I saw this corruption plainly during reporting visits to the country for my book, “Over the Seawall: Tsunamis, Cyclones, Drought, and the Delusion of Controlling Nature.” Bangladesh spans a low-lying floodplain that is notoriously vulnerable to natural disasters and racks up billions of dollars in annual damages. Locals are locked in ceaseless contest with rising seas and shifting rivers, and, to make matters worse, must contend with official hands that skim off the top of foreign aid packages intended to rebuild levees and construct cyclone shelters. Contracts always seem to go to some government official’s friend or family member, and few in power seem to care whether the work is completed.
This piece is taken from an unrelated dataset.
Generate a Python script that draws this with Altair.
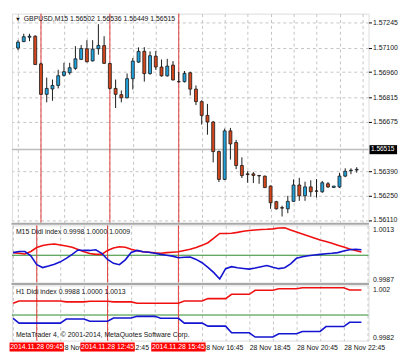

When the students began gathering in the streets in June, they marched with a straightforward appeal: jobs. Some 18 million young Bangladeshis are either unemployed or not attending school, and they want better options than working in garment or brick factories. Toward this end, they also called for an end to a nepotistic program that reserved well-paying civil service positions for relatives of veterans of the 1971 revolution. But it wasn’t long before a demand to work became a universal cry for freedom.
“We have been losing our dignity, good governance, justice and moral values,” Hafizur Rahaman, a graduate of Independent University, Bangladesh in Dhaka, told me flatly. “Our politics is of autocracy, not democracy.” Like so many of the students I met in Dhaka and elsewhere in Bangladesh, Rahaman railed against his government with a pragmatic coolness that made it seem as if all these troubles were standard operating procedure and underscored just how rotten the Bangladeshi government had become.
“Police and other law enforcement agencies are mere puppets who follow the ruling party’s command, even though [they are] wrong, unjust and unfair,” he told me.
When the demonstrations escalated into calls for Hasina to resign, her administration only confirmed this criticism. By mid-July, police were firing birdshot and tear gas into crowds of protesters. Hundreds were killed. On July 17, in a move that dissolved any remaining semblance of democratic rule in Bangladesh, Hasina’s regime cut off the internet. The outage lasted 11 days and spurred Canada’s minister of foreign affairs to call for “a quick and peaceful return to a democratic and inclusive civilian-led government in Bangladesh.” After losing her people, Hasina had lost the world. On Aug. 5, after the deaths of more than 300 young Bangladeshis, she finally lost her power, when throngs of protestors poured into the prime minister’s palace and sent her fleeing.
Almost two months later, the adrenaline has worn off. Bangladesh’s new custodians must jumpstart its economy and rebuild nearly every facet of a functioning nation. Nobel Peace Prize laureate Muhammad Yunus has been named head of an interim government, but violence continues to flash across the country.
On Sept. 17, Yunus granted policing power to the military in a bid to restore order on the streets. This did little to mollify concerns that his undefined term will stretch into another period of autocratic rule. The country’s largest opposition party, the Bangladesh National Party, is demanding fresh elections.
When I heard from Rahaman last week, he said he was “hopeful for a better tomorrow.” Although there were still clashes in the country’s southeast, he described the situation in Dhaka as “quite stable.”
But he also noted that the interim government has yet to lay out its plans, and spoke of his wish for Yunus to heed calls for elections and hand power over to an elected government. “Otherwise,” he said, “things will be very difficult for them to manage.”